Commenting on the tragic marriage of Methodism’s founder, Singleton brings the issue home:
The gap between husband and wife widened emotionally and physically until they reached the point of no return. If you have the opportunity to visit Wesley’s Chapel in London, you will see among the artifacts in Wesley’s house his bureau, complete with hidden compartments. It was here, at this very piece of furniture, that Molly read some of her husband’s letters to his “dear sisters” and misinterpreted and misconstrued their often affectionate and florid language. And so the fires of jealousy were fueled.
It is a sad episode, but at least it brings home to us the humanity of Wesley. On this occasion and others, the founder of Methodism reveals some of the inner turmoil taking place behind his relentless regime of travel, pastoral work and preaching. There must be a lesson there for many of us.

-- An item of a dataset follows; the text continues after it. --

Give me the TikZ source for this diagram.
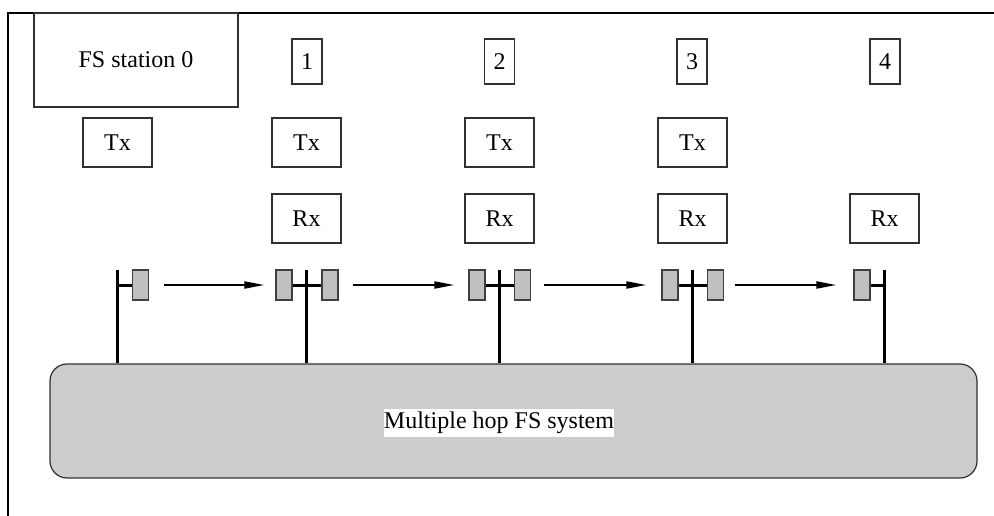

Indeed, John Wesley’s failed marriage stands as a sober warning to any would-be pastor or elder. For those tempted to confuse their God-given priorities, Wesley’s negative example in this area ought to be a powerful wake-up call. God’s Word sets the standard high for those who would lead in the church; and those qualifications include an elder’s home-life.
As I remind the students in my seminary classes, you can lose your ministry and keep your marriage, but you cannot lose your marriage and keep your ministry.